FMCG Glossary
Display
Extra visibility beyond the normal shelf, endcaps, pallets, floorstands, checkout, used to drive promo volume and tracked through compliance checks.
Display
A display is any product placement that gives your brand extra visibility beyond the normal shelf. It is usually tied to a time window, a message, or a promotion, and it is meant to trigger a choice now, not later.
Also known as: secondary placement, in-store display, promotional display.
What a display is in FMCG
In FMCG, “display” typically means secondary placement, something outside the regular planogram shelf that gets noticed without the shopper hunting for it. Think of it as borrowed attention, you are using prime store real estate for a short period to push a product, a bundle, or a seasonal message.
Displays matter because the main shelf is crowded and predictable. A display gives you a chance to change the shopping path, catch impulse, and remind people why your product exists, especially when the shopper did not come in looking for it.
Across retail and off trade, displays are often about volume, visibility, and clean execution. In HoReCa and on trade, “display” can be smaller and more brand-led, like a back bar feature, a branded fridge, or a menu insert that nudges the next order.
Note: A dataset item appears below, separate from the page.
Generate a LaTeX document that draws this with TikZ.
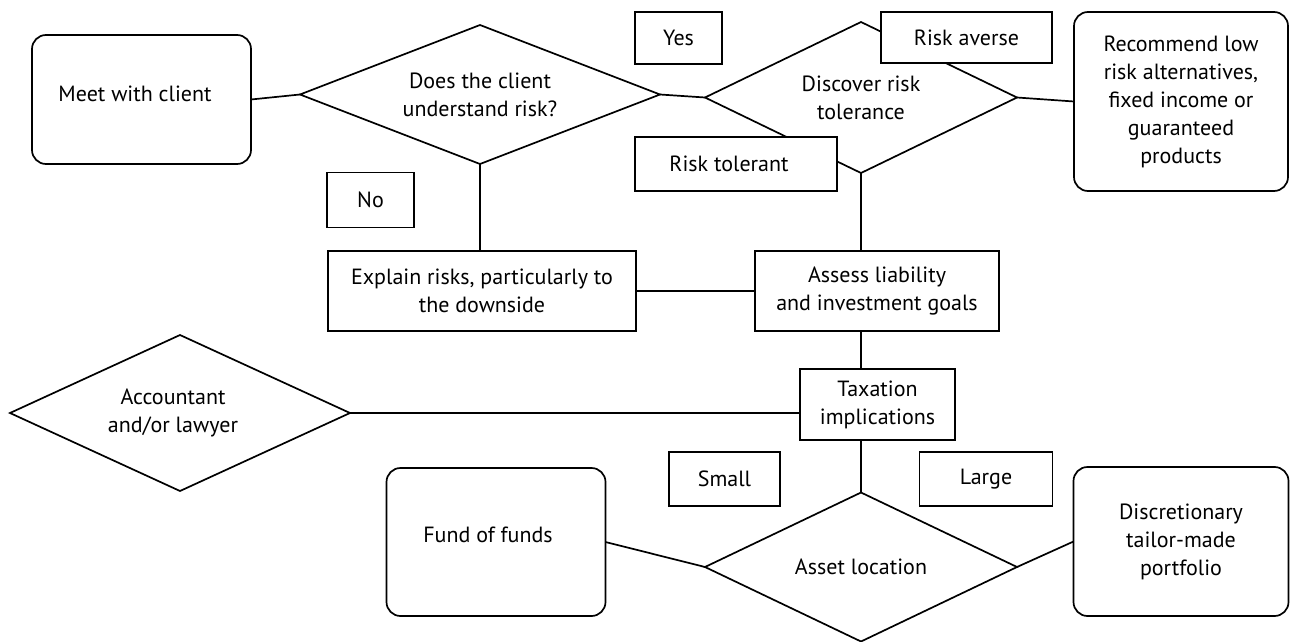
\documentclass[tikz,border=0pt]{standalone}
\usepackage{fontspec}
\setmainfont{PT Sans}
\usetikzlibrary{shapes.geometric}
\begin{document}
\begin{tikzpicture}[x=1pt,y=-1pt,
  every node/.style={font=\fontsize{22}{28}\selectfont, align=center, inner sep=0pt, outer sep=0pt},
  conn/.style={draw=black, line width=1.7pt},
  decision/.style={diamond, draw=black, line width=1.7pt},
  plainbox/.style={rectangle, draw=black, line width=1.7pt, fill=white},
  roundbox/.style={rectangle, rounded corners=14pt, draw=black, line width=1.7pt},
  tag/.style={rectangle, draw=black, line width=1.7pt, fill=white},
  txt/.style={}]
\useasboundingbox (0,0) rectangle (1293,642);

% decisions
\node[decision, aspect=2.59, minimum width=360pt, minimum height=139pt] (d1) at (480,94.5) {Does the client\\understand risk?};
\node[decision, aspect=2.07, minimum width=312pt, minimum height=151pt] (d2) at (861,97.5) {Discover risk\\tolerance};
\node[decision, aspect=2.18, minimum width=340pt, minimum height=156pt] (acc) at (180,413) {\hspace*{-14pt}Accountant\\\hspace*{-14pt}and/or lawyer};
\node[decision, aspect=2.09, minimum width=312pt, minimum height=149pt] (asset) at (861,567) {Asset location};

% process boxes
\node[roundbox, minimum width=219pt, minimum height=129pt] (meet) at (141.5,99.5) {};
\node[txt] (meettext) at (135,94) {Meet with client};
\node[roundbox, minimum width=214pt, minimum height=179pt] (rec) at (1181,101.5) {Recommend low\\risk alternatives,\\fixed income or\\guaranteed\\products};
\node[plainbox, minimum width=308pt, minimum height=80pt] (explain) at (482,291) {Explain risks, particularly to\\the downside};
\node[plainbox, minimum width=244pt, minimum height=80pt] (assess) at (877,291) {Assess liability\\and investment goals};
\node[plainbox, minimum width=155pt, minimum height=71pt] (tax) at (877.5,404.5) {Taxation\\implications};
\node[roundbox, minimum width=219pt, minimum height=148pt] (fof) at (496,542) {};
\node[txt] (foftext) at (488,535) {Fund of funds};
\node[roundbox, minimum width=215pt, minimum height=149pt] (disc) at (1181,541.5) {Discretionary\\tailor-made\\portfolio};

% connectors
\draw[conn] (meet.east) -- (d1.west);
\draw[conn] (d1.east) -- (d2.west);
\draw[conn] (d2.east) -- (rec.west);
\draw[conn] (d1.south) -- (d1.south |- explain.north);
\draw[conn] (explain.east) -- (assess.west);
\draw[conn] (d2.south) -- (d2.south |- assess.north);
\draw[conn] (d2.south |- assess.south) -- (d2.south |- tax.north);
\draw[conn] (acc.east) -- (acc.east -| tax.west);
\draw[conn] (asset.north |- tax.south) -- (asset.north);
\draw[conn] (fof.east) -- (asset.west);
\draw[conn] (asset.east) -- (disc.west);

% branch tags (drawn over the diamond edges)
\node[tag, minimum width=87pt, minimum height=52pt] (yes) at (678.5,38) {Yes};
\node[tag, minimum width=87pt, minimum height=55pt] (no) at (370.5,200) {No};
\node[tag, minimum width=171pt, minimum height=51pt] (averse) at (966.5,37.5) {Risk averse};
\node[tag, minimum width=202pt, minimum height=54pt] (tolerant) at (736,164) {\hspace*{-14pt}Risk tolerant};
\node[tag, minimum width=111pt, minimum height=54pt] (small) at (724.5,479) {Small};
\node[tag, minimum width=133pt, minimum height=54pt] (large) at (986,479) {Large};
\end{tikzpicture}
\end{document}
In travel retail, it is usually about theatre and fast comprehension, travellers move quickly, the message has to land in seconds.
Common types of displays
• Endcap, the end of an aisle, usually the highest traffic spot you can buy
• Pallet display, a full or half pallet on the floor, built for bulk and speed
• Floorstand, a branded cardboard or metal stand placed in the aisle or near a category
• Checkout placement, small formats or last minute add ons near the tills
• Shelf feature, extra signposting or blocks on the main shelf to stand out
• Dump bin, a big bin for impulse grabs, often seasonal or promo priced
• Fridge or cooler placement (for beverages), branded cold space, door stickers, shelf strips, or a dedicated section
• Window or entrance placement, front of store impact, “see it before you even enter”
• Shop in shop style feature, a mini zone that looks like a small store inside the store
What makes a display “good”
• Visible location that matches the shopper flow
• Correct products, correct pack sizes, correct variants
• Correct pricing that matches the agreed promo and shelf labels
• Correct POS materials, clean, readable, and actually present
• Enough stock to last, so it does not die on day two
• Clear time window, start date, end date, and what happens after
Display planning vs execution
Planning usually sits with trade marketing and KAMs. They decide the “why” and the “where”, the message, the products, the POSM, and the deal with the retailer, including timing and any constraints like space, safety, or store rules.
Execution sits with the field team. They show up, build it, fix it, and keep it alive, often across dozens or hundreds of locations where reality varies by store manager, backroom space, and what arrived on the truck.
Proof and consistency matter because displays are fragile. If five stores execute it perfectly and fifteen stores do a different version, nobody can learn what worked, and the retailer starts to treat the next request as noise. A simple shared pack, for example a one page brief plus photos of the intended setup, helps the field team and keeps everyone aligned.
A simple example
A spring seasonal display is planned for KitKat multipacks and Pepsi zero sugar. The goal is simple, make both easy to grab for a weekend shop, with a clear promo window and a setup that looks the same in every store.
Trade marketing picks the hero SKUs and builds the basic “kit”, a header card, price flashes, and a short setup guide with photos. The KAM agrees placement with the retailer, an endcap in larger stores, a dump bin near the entrance in smaller stores, and fridge or cooler placement for Pepsi where cold space is available.
Before rollout, the field team gets the plan and the materials in one place, so there is no guessing in store. Reps also check that the right units actually shipped, because a perfect plan is useless if the backroom only has the wrong variants.
In week one, reps visit the stores, confirm the agreed space is free, then build the display and place the POS materials cleanly. They check the pricing is correct on the shelf edge labels, and that the products are loaded exactly as agreed, not whatever was easiest to find.
A few days later, they revisit key locations to refill, straighten, and replace damaged POS materials. Near the end of the time window, they either remove the display or transition remaining stock back to the normal shelf, depending on what was agreed with the retailer.
Common mistakes
• The display ends up in the wrong location, so it is technically “there” but nobody sees it.
• The wrong SKUs get loaded, so shoppers meet a confusing mix instead of the intended hero products.
• The POSM is missing, so the display looks like random stock, not a planned feature.
• There is no stock plan, so the display empties out and stays empty.
• Instructions are unclear, so every store builds a different version and nobody can compare outcomes.
• Maintenance is forgotten, so the display gets messy, damaged, or quietly removed by staff.